Rivers pointed out that winning is the only way to get a new road identity. So the focus is on sweeping this weekend’s road games on back-to-back nights. They’ll accomplish that with a victory Sunday night over the Cleveland Cavaliers at Rocket Mortgage Fieldhouse.
On this night, the Knicks (0-2) weren’t expected to provide a lot of resistance.
New York was without Rivers’ son, Austin (groin); Omari Spellman (right knee); Obi Toppin ( strained right calf); and Immanuel Quickley (left hip). Toppin will be re-evaluated in seven to 10 days.
But the Knicks were competitive thanks to Julius Randle, who scored 18 of his 25 points in the first half. The Knicks held a 45-40 lead with 5 minutes, 55 seconds left in the half thanks to a 9-0 run. However, the Sixers responded with an 11-0 run to take a 60-55 cushion at the break.
The Sixers went on to outscore the Knicks, 26-14, in the third quarter to take a 86-69 lead.
Even if the Knicks were healthy, very few people — if any — expected them to beat the Sixers. That’s because one of the things Philly has mastered is beating New York. Saturday’s win marked their 13th straight victory over their Atlantic Division foe.
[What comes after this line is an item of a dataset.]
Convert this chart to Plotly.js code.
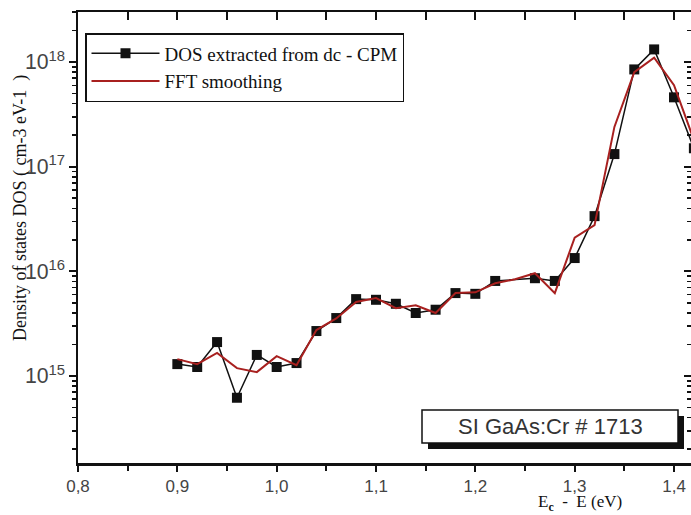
<!DOCTYPE html>
<html>
<head>
<meta charset="utf-8">
<script src="https://cdn.plot.ly/plotly-3.0.1.min.js"></script>
<style>html,body{margin:0;padding:0;background:#fff;overflow:hidden;}</style>
</head>
<body>
<div id="chart" style="width:691px;height:515px;"></div>
<script>
// Energy Ec - E (eV)
const energyDOS = [0.90,0.92,0.94,0.96,0.98,1.00,1.02,1.04,1.06,1.08,1.10,1.12,1.14,1.16,1.18,1.20,1.22,1.26,1.28,1.30,1.32,1.34,1.36,1.38,1.40,1.42];
const dosCPM   = [1.30e15,1.22e15,2.11e15,6.2e14,1.59e15,1.22e15,1.33e15,2.69e15,3.58e15,5.43e15,5.35e15,4.9e15,4.0e15,4.3e15,6.2e15,6.1e15,8.1e15,8.6e15,8.1e15,1.34e16,3.37e16,1.32e17,8.5e17,1.32e18,4.6e17,1.5e17];
const energyFFT = [0.90,0.92,0.94,0.96,0.98,1.00,1.02,1.04,1.06,1.08,1.10,1.12,1.14,1.16,1.18,1.20,1.22,1.24,1.26,1.28,1.30,1.32,1.34,1.36,1.38,1.40,1.42];
const dosFFT   = [1.45e15,1.30e15,1.66e15,1.19e15,1.09e15,1.55e15,1.27e15,2.75e15,3.55e15,5.1e15,5.55e15,4.45e15,4.75e15,4.0e15,6.2e15,6.3e15,7.7e15,8.4e15,9.6e15,6.2e15,2.1e16,2.76e16,2.4e17,8.0e17,1.1e18,6.0e17,1.8e17];
const seriesNames = ["DOS extracted from dc - CPM", "FFT smoothing"];
const sampleLabel = "SI GaAs:Cr # 1713";

const xr = [0.8, 1.4171];
const yr = [14.169, 18.478];
const L = 78, T = 12, B = 463, R = 691;
const W = R - L, H = B - T;
const px = v => (v - L) / W;
const py = v => (B - v) / H;

const traces = [
  {x: energyDOS, y: dosCPM, name: seriesNames[0], type: 'scatter', mode: 'lines+markers',
   line: {color: '#111', width: 1.5}, marker: {symbol: 'square', size: 10, color: '#111'}},
  {x: energyFFT, y: dosFFT, name: seriesNames[1], type: 'scatter', mode: 'lines',
   line: {color: '#a8201f', width: 2}}
];

const tickFontX = {family: 'Liberation Sans, Arial, sans-serif', size: 17, color: '#444'};
const tickFontY = {family: 'Liberation Sans, Arial, sans-serif', size: 17, color: '#444'};

const layout = {
  width: 691, height: 515,
  margin: {l: L, r: 0, t: T, b: 515 - B, pad: 0},
  paper_bgcolor: '#fff', plot_bgcolor: '#fff',
  separators: ', ',
  showlegend: true,
  xaxis: {range: xr, dtick: 0.1, tick0: 0.8, showgrid: false, zeroline: false,
    showline: true, linewidth: 2.5, linecolor: '#111', mirror: true,
    ticks: 'outside', ticklen: 6, tickwidth: 2, tickcolor: '#111',
    minor: {dtick: 0.05, ticks: 'outside', ticklen: 5, tickwidth: 2, tickcolor: '#111', showgrid: false},
    tickfont: tickFontX, tickformat: '.1f'},
  yaxis: {type: 'log', range: yr, dtick: 1, showgrid: false, zeroline: false,
    showline: true, linewidth: 2.5, linecolor: '#111', mirror: true,
    ticks: 'outside', ticklen: 7, tickwidth: 2, tickcolor: '#111',
    minor: {ticks: 'outside', ticklen: 4, tickwidth: 1.5, tickcolor: '#111', showgrid: false},
    exponentformat: 'power', tickfont: tickFontY},
  xaxis2: {overlaying: 'x', side: 'top', anchor: 'y', range: xr, dtick: 0.1, tick0: 0.8,
    showgrid: false, zeroline: false, showline: false, showticklabels: false,
    ticks: 'inside', ticklen: 8, tickwidth: 2, tickcolor: '#111',
    minor: {dtick: 0.05, ticks: 'inside', ticklen: 8, tickwidth: 2, tickcolor: '#111', showgrid: false}},
  yaxis2: {overlaying: 'y', side: 'right', anchor: 'x', type: 'log', range: yr, dtick: 1,
    showgrid: false, zeroline: false, showline: false, showticklabels: false,
    ticks: 'inside', ticklen: 7, tickwidth: 2, tickcolor: '#111',
    minor: {ticks: 'inside', ticklen: 4, tickwidth: 1.5, tickcolor: '#111', showgrid: false}},
  legend: {x: px(85), y: py(33), xanchor: 'left', yanchor: 'top',
    bgcolor: '#fff', bordercolor: '#111', borderwidth: 1.5, itemwidth: 68,
    font: {family: 'Liberation Serif, Times New Roman, serif', size: 19, color: '#111'},
    tracegroupgap: 0},
  shapes: [
    {type: 'rect', xref: 'paper', yref: 'paper', x0: px(428), x1: px(684), y0: py(416), y1: py(449),
     fillcolor: '#111', line: {width: 0}},
    {type: 'rect', xref: 'paper', yref: 'paper', x0: px(422), x1: px(678), y0: py(410), y1: py(443),
     fillcolor: '#fff', line: {color: '#111', width: 1.5}}
  ],
  annotations: [
    {text: sampleLabel, xref: 'paper', yref: 'paper', x: px(550), y: py(426.5), showarrow: false,
     xanchor: 'center', yanchor: 'middle',
     font: {family: 'Liberation Sans, Arial, sans-serif', size: 22, color: '#333'}},
    {text: 'Density of states DOS ( cm-3 eV-1  )', xref: 'paper', yref: 'paper',
     x: px(20), y: py(208), showarrow: false, textangle: -90, xanchor: 'center', yanchor: 'middle',
     font: {family: 'Liberation Serif, Times New Roman, serif', size: 18, color: '#111'}},
    {text: 'E<sub><b>c</b></sub>  -  E (eV)', xref: 'paper', yref: 'paper',
     x: px(580), y: py(503), showarrow: false, xanchor: 'center', yanchor: 'middle', borderpad: 0,
     font: {family: 'Liberation Serif, Times New Roman, serif', size: 17, color: '#111'}}
  ]
};

// invisible trace binding the mirrored tick axes
traces.push({x: [1.0], y: [1e16], xaxis: 'x2', yaxis: 'y2', mode: 'markers',
  marker: {opacity: 0}, showlegend: false, hoverinfo: 'skip'});

Plotly.newPlot('chart', traces, layout, {staticPlot: true, displayModeBar: false});
</script>
</body>
</html>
Now, Rivers is 98 victories shy of surpassing Rick Adelman (1,042) for ninth place all-time. That shouldn’t be a problem for Rivers, who inked a five-year deal with the Sixers. He will move ahead of Adelman and Larry Brown (1,098, eighth) over that time if he averages only 41 wins a year.
Don Nelson is No. 1 with 1,335 wins. Lenny Wilkens is second at 1,332. San Antonio coach Gregg Popovich, who took 1,278 into Saturday’s game against the Toronto Raptors, is third.
Popovich and Rivers are only active coaches in the Top 10.
Rivers’ most successful coaching accomplishment was leading the Celtics to the 2008 NBA title. But during his first season of coaching, the Magic made 47 transactions and had only one player ranked among the league’s Top 200 players, according to Sports Illustrated. That team finished 41-41, and Rivers was named coach of the year.
That was a successful season and an enjoyable one for the coach. So was the Clippers making the playoffs two years ago without any All-Stars.
But what he takes most from coaching are the relationships he’s built.
“From all the coaches that I’ve had, including one here,” he said of Knicks coach Tom Thibodeau, who was one of his Celtics assistants. “To all the players who are now coaching, like Ty Lue and Sam Cassell, sitting next to me, James Posey and[ESPN analyst] Kendrick Perkins.
“I have a lot of great guys around me, you know players and coaches. I’m just a lucky man that I’ve had those opportunities.”